What's Happening?
Nexstar Media Group has finalized its $6.2 billion acquisition of Tegna, a significant move in the local television market. The deal, which received approval from the Federal Communications Commission (FCC) and the Department of Justice, allows Nexstar to
expand its reach to approximately 80% of U.S. households, although this will slightly decrease after divesting six stations. The merger has been met with enthusiasm from Wall Street, with Nexstar's shares rising by 2% and other major station owners like Gray Media and E.W. Scripps seeing a 3% increase in their stock prices. Despite the positive market reaction, the merger faces legal challenges from state attorneys general and DirecTV, who have filed lawsuits to block the deal, citing concerns over the rapid regulatory approval process.
Why It's Important?
The merger between Nexstar and Tegna is significant as it represents a major consolidation in the local TV market, potentially setting a precedent for future media mergers.

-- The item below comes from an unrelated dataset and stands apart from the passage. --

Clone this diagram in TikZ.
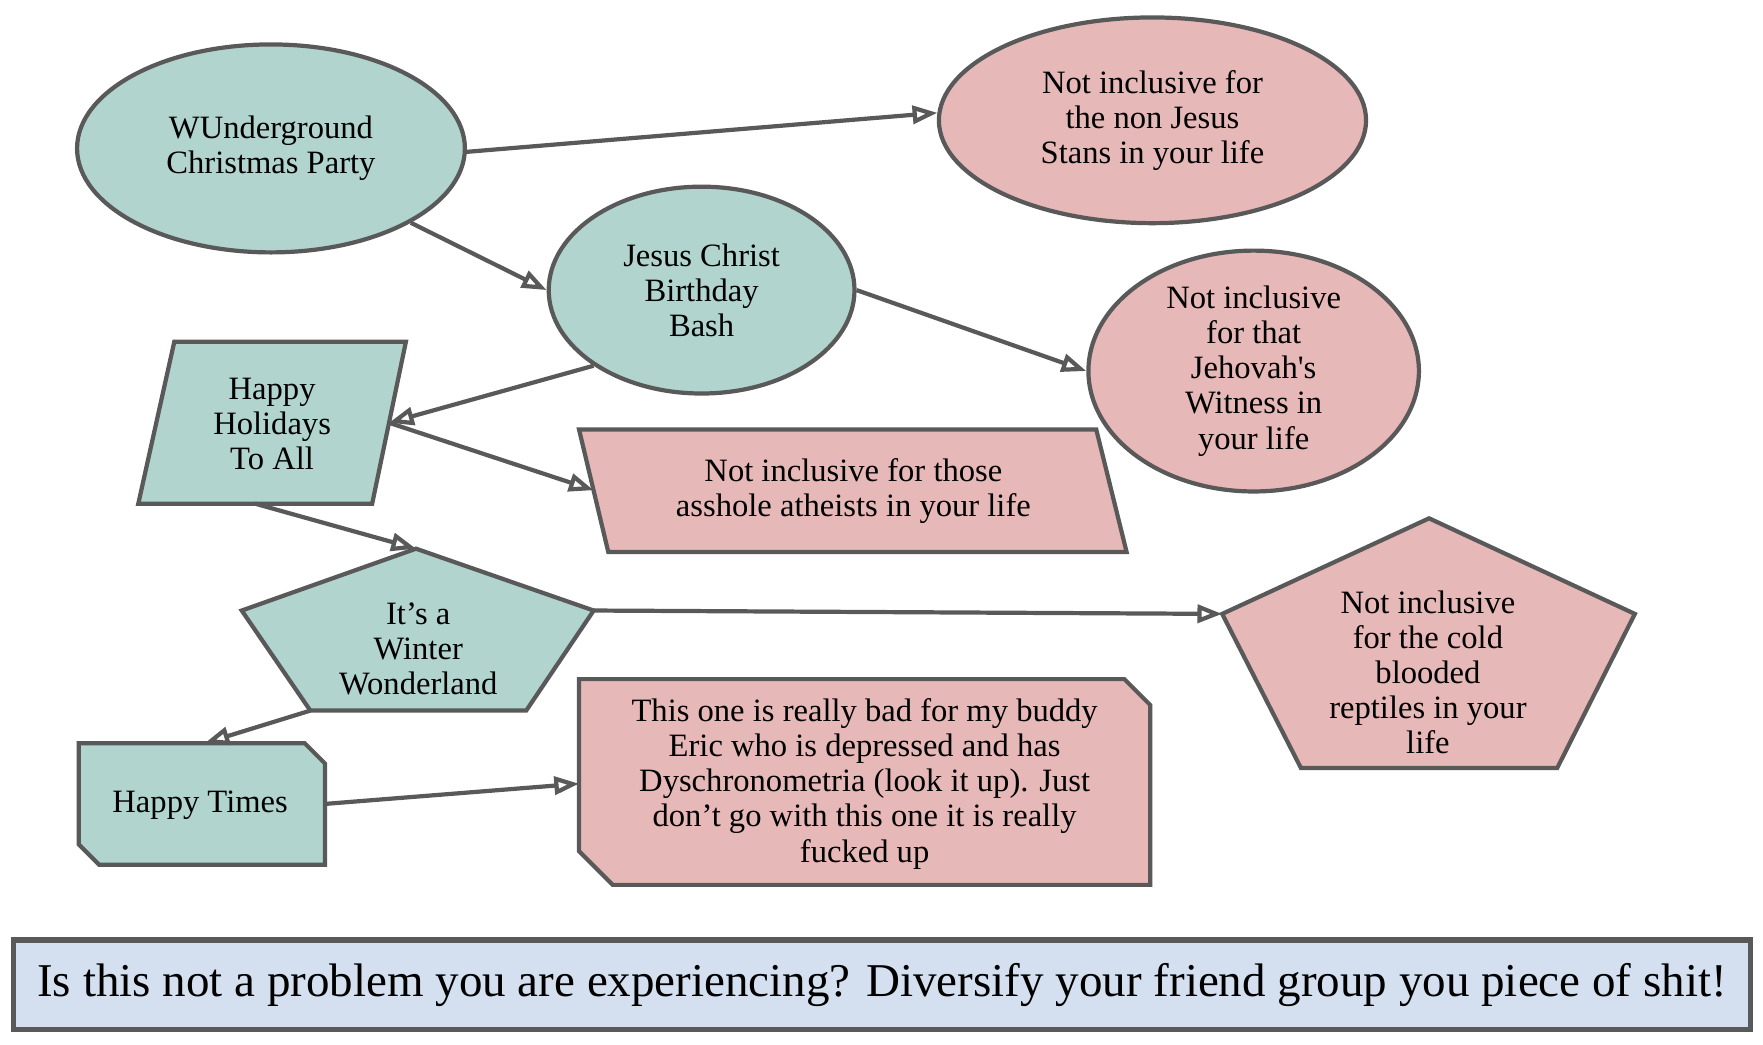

By surpassing the previous ownership cap, the deal could encourage further consolidation, allowing media companies to compete more effectively against larger tech and media conglomerates. This consolidation could lead to financial growth and potentially bolster local journalism by providing more resources. However, it also raises concerns about reduced competition and the impact on media diversity. The legal challenges highlight the ongoing debate over media ownership regulations and their implications for the industry.
What's Next?
The legal challenges against the Nexstar-Tegna merger are expected to continue, with state attorneys general seeking a temporary restraining order. The outcome of these legal proceedings could influence future regulatory decisions and the landscape of media ownership in the U.S. Additionally, the merger may prompt other media companies to pursue similar deals, potentially leading to further consolidation in the industry. Stakeholders, including the National Association of Broadcasters, are likely to continue advocating for changes to ownership regulations to reflect the evolving media marketplace.